━━━ Supplied information ━━━
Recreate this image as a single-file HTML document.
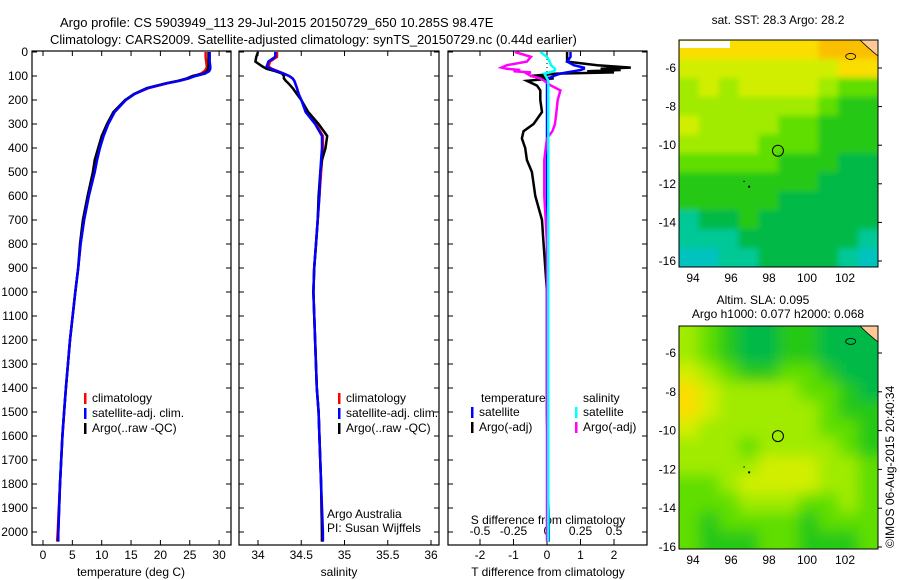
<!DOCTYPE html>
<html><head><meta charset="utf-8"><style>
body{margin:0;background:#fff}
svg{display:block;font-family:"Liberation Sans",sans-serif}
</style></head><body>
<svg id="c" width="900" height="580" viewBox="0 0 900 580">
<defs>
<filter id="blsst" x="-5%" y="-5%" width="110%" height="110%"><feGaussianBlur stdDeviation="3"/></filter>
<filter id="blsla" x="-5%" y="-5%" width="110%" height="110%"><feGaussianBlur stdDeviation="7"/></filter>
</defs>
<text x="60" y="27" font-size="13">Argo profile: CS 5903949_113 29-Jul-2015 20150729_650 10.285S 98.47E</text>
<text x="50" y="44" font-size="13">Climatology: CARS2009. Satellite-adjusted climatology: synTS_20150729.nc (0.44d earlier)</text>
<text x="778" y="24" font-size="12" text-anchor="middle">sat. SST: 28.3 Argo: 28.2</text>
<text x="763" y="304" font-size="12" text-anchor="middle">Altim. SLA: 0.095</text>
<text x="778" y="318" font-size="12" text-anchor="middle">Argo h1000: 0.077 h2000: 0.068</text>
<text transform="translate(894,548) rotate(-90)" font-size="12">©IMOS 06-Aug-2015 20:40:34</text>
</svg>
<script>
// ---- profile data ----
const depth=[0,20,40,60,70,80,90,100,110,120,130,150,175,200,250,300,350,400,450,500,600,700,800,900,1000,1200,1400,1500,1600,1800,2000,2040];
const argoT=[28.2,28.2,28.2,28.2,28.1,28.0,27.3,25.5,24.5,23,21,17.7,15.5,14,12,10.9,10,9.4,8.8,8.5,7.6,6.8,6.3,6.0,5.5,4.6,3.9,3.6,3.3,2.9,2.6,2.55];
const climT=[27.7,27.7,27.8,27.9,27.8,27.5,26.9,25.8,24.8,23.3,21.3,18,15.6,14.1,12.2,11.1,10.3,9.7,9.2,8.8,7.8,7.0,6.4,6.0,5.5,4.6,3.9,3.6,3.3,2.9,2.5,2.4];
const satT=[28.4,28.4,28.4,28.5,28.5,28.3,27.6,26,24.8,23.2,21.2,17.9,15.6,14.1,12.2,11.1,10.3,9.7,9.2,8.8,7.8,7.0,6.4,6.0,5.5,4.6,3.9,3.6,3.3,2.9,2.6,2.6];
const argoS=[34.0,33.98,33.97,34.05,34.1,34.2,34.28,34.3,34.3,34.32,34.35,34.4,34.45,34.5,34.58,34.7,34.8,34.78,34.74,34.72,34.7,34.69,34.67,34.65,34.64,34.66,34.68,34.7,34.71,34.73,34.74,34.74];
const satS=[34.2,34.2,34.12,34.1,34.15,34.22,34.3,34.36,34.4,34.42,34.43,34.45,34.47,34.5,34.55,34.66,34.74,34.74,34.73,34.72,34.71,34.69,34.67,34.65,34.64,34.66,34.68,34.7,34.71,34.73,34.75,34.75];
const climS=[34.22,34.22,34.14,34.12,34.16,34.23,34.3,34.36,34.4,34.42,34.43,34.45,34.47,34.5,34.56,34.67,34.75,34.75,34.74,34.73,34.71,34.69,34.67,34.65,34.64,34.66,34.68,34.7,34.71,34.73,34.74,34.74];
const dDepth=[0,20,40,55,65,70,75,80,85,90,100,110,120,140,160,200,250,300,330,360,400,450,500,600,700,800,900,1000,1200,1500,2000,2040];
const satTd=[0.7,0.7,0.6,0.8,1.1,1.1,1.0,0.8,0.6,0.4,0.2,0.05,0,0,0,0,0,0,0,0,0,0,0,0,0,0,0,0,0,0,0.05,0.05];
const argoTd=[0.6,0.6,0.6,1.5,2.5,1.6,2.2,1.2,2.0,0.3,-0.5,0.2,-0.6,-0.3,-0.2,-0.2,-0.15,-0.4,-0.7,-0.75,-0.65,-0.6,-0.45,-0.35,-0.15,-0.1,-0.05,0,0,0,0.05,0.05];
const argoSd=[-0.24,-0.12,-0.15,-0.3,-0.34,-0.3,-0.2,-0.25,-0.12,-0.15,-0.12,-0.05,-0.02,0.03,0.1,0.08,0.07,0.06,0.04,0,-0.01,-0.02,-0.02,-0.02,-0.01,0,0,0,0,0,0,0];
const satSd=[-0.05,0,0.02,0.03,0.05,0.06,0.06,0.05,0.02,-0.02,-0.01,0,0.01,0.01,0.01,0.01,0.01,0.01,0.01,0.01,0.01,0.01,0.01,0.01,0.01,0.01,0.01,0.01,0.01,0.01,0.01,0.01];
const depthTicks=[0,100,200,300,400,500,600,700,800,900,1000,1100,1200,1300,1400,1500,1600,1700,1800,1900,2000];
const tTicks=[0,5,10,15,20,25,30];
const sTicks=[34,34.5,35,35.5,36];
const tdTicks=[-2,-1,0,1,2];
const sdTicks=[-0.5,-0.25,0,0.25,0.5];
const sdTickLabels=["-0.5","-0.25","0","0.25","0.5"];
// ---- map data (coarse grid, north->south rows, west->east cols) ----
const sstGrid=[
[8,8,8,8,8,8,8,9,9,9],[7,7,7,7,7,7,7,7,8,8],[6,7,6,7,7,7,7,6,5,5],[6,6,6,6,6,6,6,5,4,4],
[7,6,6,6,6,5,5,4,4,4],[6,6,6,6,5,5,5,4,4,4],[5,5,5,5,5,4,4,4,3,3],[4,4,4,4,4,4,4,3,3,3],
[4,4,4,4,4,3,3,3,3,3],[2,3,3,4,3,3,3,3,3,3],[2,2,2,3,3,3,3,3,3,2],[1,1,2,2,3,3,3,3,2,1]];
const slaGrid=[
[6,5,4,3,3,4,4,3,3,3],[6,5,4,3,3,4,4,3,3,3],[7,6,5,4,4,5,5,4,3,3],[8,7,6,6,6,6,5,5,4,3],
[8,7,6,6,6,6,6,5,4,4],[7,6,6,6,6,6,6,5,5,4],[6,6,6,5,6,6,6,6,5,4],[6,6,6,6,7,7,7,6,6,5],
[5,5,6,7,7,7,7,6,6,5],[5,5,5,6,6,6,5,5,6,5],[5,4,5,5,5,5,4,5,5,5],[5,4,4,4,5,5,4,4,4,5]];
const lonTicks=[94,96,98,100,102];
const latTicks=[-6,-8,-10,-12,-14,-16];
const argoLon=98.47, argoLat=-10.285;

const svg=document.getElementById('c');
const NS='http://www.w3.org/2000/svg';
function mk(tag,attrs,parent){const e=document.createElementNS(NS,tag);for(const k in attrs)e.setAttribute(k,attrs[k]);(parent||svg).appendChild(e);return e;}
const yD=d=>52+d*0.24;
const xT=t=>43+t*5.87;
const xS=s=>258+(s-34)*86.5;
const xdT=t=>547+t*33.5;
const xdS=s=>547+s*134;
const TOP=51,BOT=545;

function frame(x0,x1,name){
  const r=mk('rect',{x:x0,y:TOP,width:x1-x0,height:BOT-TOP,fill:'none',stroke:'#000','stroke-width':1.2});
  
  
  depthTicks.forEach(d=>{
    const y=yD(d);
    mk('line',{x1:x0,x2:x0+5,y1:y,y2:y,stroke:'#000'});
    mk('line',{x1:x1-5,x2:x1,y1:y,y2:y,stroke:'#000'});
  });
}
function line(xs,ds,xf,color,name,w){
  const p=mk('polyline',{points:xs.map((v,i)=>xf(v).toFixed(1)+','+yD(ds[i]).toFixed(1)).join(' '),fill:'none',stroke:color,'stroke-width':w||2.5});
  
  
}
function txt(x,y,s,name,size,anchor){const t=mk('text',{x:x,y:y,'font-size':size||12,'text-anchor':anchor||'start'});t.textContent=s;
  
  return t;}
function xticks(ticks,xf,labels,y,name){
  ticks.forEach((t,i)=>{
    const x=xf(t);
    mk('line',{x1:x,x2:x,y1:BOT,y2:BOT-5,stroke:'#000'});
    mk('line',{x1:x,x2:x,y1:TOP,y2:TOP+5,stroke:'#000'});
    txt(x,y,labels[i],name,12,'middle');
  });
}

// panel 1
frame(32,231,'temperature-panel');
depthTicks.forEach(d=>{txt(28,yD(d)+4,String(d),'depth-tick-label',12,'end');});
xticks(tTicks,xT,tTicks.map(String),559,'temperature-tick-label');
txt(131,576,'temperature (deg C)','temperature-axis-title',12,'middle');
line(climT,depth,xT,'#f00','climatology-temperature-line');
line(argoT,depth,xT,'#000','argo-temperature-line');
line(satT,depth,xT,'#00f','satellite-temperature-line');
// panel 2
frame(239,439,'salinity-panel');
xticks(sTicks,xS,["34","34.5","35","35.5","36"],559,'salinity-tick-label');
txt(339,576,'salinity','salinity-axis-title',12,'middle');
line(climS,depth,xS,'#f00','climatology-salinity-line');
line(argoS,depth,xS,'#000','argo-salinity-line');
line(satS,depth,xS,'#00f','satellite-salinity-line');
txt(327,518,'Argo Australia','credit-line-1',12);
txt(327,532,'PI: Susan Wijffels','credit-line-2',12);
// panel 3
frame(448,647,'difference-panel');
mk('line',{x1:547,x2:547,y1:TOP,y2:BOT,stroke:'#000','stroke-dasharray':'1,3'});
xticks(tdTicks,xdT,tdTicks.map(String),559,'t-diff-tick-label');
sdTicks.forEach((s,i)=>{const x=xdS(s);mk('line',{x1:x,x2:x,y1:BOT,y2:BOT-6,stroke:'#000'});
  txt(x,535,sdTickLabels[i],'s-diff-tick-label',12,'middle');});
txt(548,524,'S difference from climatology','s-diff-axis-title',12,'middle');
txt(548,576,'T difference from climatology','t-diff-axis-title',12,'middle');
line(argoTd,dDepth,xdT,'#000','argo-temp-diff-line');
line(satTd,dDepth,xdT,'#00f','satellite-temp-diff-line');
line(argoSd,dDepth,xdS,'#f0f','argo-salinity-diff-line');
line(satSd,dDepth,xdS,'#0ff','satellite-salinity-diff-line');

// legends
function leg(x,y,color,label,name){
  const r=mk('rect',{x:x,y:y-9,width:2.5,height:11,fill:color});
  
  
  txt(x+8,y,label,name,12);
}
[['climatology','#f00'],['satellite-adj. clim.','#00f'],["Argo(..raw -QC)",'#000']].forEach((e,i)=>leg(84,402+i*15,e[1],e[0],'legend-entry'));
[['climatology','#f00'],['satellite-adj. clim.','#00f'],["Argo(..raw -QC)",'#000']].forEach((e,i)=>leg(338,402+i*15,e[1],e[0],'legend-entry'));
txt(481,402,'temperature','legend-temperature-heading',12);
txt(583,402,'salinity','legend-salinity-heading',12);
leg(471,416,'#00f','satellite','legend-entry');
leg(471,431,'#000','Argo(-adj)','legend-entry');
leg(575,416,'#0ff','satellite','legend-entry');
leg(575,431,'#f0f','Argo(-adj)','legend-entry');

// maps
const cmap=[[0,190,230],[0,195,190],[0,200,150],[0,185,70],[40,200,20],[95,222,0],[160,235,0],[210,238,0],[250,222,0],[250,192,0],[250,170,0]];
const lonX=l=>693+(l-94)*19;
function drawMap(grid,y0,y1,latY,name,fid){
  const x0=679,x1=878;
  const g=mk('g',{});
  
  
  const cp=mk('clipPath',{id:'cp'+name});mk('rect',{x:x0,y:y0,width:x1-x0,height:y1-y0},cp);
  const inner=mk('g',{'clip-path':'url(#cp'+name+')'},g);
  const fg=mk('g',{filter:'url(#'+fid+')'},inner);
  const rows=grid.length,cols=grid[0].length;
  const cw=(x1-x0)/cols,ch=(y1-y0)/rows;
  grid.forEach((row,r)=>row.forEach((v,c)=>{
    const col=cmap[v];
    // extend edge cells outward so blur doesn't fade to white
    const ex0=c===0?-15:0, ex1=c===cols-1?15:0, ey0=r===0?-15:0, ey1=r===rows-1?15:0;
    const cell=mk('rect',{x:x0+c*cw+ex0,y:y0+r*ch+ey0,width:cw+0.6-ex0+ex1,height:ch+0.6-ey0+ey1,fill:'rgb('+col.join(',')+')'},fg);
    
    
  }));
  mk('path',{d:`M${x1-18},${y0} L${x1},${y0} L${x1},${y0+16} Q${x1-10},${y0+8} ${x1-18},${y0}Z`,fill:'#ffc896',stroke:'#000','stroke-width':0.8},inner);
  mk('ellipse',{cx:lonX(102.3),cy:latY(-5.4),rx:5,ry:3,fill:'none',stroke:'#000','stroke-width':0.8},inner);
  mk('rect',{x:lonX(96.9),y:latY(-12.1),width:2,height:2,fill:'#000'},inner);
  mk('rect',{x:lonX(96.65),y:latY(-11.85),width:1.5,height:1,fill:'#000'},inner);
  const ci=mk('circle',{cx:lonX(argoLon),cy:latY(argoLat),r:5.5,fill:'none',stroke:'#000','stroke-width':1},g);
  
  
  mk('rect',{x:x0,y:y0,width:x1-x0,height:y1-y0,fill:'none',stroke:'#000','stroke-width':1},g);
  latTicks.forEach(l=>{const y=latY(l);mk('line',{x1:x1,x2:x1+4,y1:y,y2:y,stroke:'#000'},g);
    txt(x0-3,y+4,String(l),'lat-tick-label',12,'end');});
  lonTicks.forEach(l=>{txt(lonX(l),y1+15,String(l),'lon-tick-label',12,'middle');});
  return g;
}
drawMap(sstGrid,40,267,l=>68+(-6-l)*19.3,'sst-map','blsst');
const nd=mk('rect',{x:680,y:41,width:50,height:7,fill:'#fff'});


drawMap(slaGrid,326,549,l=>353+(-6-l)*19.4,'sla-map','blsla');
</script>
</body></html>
━━━
**What the task requires**
Gather every line containing the word "document" and copy it.

**Response**
Recreate this image as a single-file HTML document.
const svg=document.getElementById('c');
function mk(tag,attrs,parent){const e=document.createElementNS(NS,tag);for(const k in attrs)e.setAttribute(k,attrs[k]);(parent||svg).appendChild(e);return e;}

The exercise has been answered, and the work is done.